Forum Moderators: open

Message Too Old, No Replies

Googlebot from Serbia?

         

mrjones

12:30 am on May 26, 2008 (gmt 0)

10+ Year Member



Heads up for this guy from Serbia,pretending to be Google Bot.
He seems to be working on sucking from my sitemap,perhaps to get around 403..dont know
========================================================

Host: 78.129.208.nnn

/sitemap/************92.html
Http Code: 200Date: May 25 11:48:01Http Version: HTTP/1.1Size in Bytes: 9437
Referer: -
Agent: Mozilla/5.0 (compatible; Googlebot/2.1; +http://www.google.com/bot.html)

/sitemap/
Http Code: 404Date: May 25 11:48:22Http Version: HTTP/1.1Size in Bytes: 5027
Referer: -
Agent: Mozilla/5.0 (compatible; Googlebot/2.1; +http://www.google.com/bot.html)

/disclaimer.php
Http Code: 200Date: May 25 11:48:24Http Version: HTTP/1.1Size in Bytes: 6377
Referer: -
Agent: Mozilla/5.0 (compatible; Googlebot/2.1; +http://www.google.com/bot.html)

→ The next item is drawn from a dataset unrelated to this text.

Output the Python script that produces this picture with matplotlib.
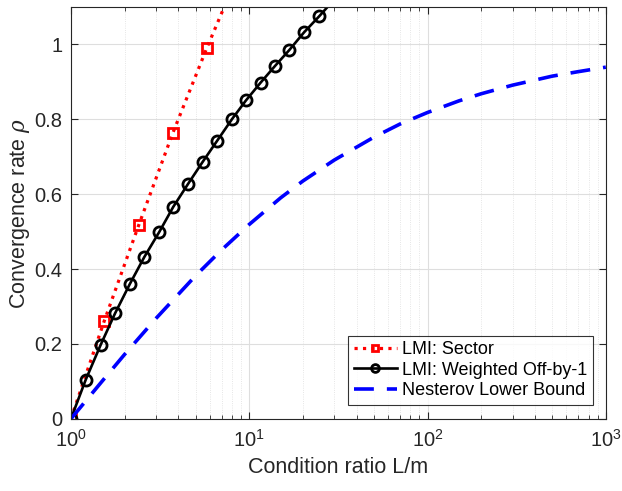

[edited by: incrediBILL at 6:21 am (utc) on May 26, 2008]
[edit reason] obfuscated IP [/edit]

incrediBILL

7:16 am on May 27, 2008 (gmt 0)

WebmasterWorld Senior Member 10+ Year Member Top Contributors Of The Month



Most likely it's Google crawling through a proxy for some reason.

You have to ask yourself, if you aren't using a default sitemap file, how did anyone other than Google know the name of the file?

keyplyr

7:36 am on May 27, 2008 (gmt 0)

WebmasterWorld Senior Member 10+ Year Member Top Contributors Of The Month



I think it's just another bad bot spoofing Google. I get at least 1 or 2 a day.

incrediBILL

7:42 am on May 27, 2008 (gmt 0)

WebmasterWorld Senior Member 10+ Year Member Top Contributors Of The Month



OK, explain how it knew a unique sitemap file?

Says "Http Code: 200" in the OP's post, that can't be a spoof if it knew.

mrjones

12:58 am on May 28, 2008 (gmt 0)

10+ Year Member



I dont know these things much Bill.
My sitemap is not even on my site for anyone to see..well there are no links to it from my site,and i have your white list in conjunction with a reverse rdns set up and it failed to stop the crawl
doing a quick look up i came up with
<snip>
Serbia

I see that it is from an Apartment?

[edited by: incrediBILL at 2:57 am (utc) on May 28, 2008]
[edit reason] removed specifics [/edit]

incrediBILL

2:59 am on May 28, 2008 (gmt 0)

WebmasterWorld Senior Member 10+ Year Member Top Contributors Of The Month



Looks like a little hosting company, regardless of the address, maybe the servers are in his closet, who knows ;)

Anyway, if Googlebot knew your real sitemap file name somehow they were tricked into crawling you via that location and I'm not sure how or why, but if it's a new trend in tricking Google, we'll see it happen more often and figure it out eventually.